## [Recorded data]

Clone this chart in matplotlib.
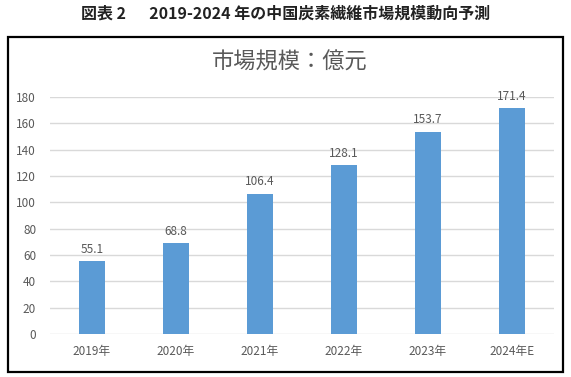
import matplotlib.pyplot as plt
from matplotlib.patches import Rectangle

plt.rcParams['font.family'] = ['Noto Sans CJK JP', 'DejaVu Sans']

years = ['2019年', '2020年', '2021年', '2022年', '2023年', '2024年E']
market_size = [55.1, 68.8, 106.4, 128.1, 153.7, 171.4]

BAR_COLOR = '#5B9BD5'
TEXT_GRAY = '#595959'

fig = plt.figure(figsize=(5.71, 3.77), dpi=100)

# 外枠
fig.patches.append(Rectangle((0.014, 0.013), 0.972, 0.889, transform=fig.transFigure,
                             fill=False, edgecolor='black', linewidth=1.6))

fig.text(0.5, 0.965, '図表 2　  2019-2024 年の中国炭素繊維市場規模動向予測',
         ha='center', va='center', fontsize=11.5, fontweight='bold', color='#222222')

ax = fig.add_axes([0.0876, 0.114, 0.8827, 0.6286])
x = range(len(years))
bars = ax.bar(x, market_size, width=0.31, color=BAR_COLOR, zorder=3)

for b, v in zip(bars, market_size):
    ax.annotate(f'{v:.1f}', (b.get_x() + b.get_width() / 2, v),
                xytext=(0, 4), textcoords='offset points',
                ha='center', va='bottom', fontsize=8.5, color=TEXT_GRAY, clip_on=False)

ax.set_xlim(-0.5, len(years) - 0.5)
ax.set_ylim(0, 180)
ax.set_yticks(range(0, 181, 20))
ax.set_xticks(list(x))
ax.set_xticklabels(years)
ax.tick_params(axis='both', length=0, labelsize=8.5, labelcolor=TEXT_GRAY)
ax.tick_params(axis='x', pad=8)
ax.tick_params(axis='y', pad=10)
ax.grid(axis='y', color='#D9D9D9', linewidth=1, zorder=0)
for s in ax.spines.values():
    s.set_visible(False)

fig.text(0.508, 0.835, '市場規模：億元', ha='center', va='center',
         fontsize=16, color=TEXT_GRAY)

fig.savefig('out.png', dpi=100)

## [Description of the task]
Skip the pictures, please, and transcribe only the lines from the beginning of the material through the one that contains "market_size = [55.1, 68.8, 106.4, 128.1, 153.7, 171.4]".

## [Solution]
Clone this chart in matplotlib.
import matplotlib.pyplot as plt
from matplotlib.patches import Rectangle

plt.rcParams['font.family'] = ['Noto Sans CJK JP', 'DejaVu Sans']

years = ['2019年', '2020年', '2021年', '2022年', '2023年', '2024年E']
market_size = [55.1, 68.8, 106.4, 128.1, 153.7, 171.4]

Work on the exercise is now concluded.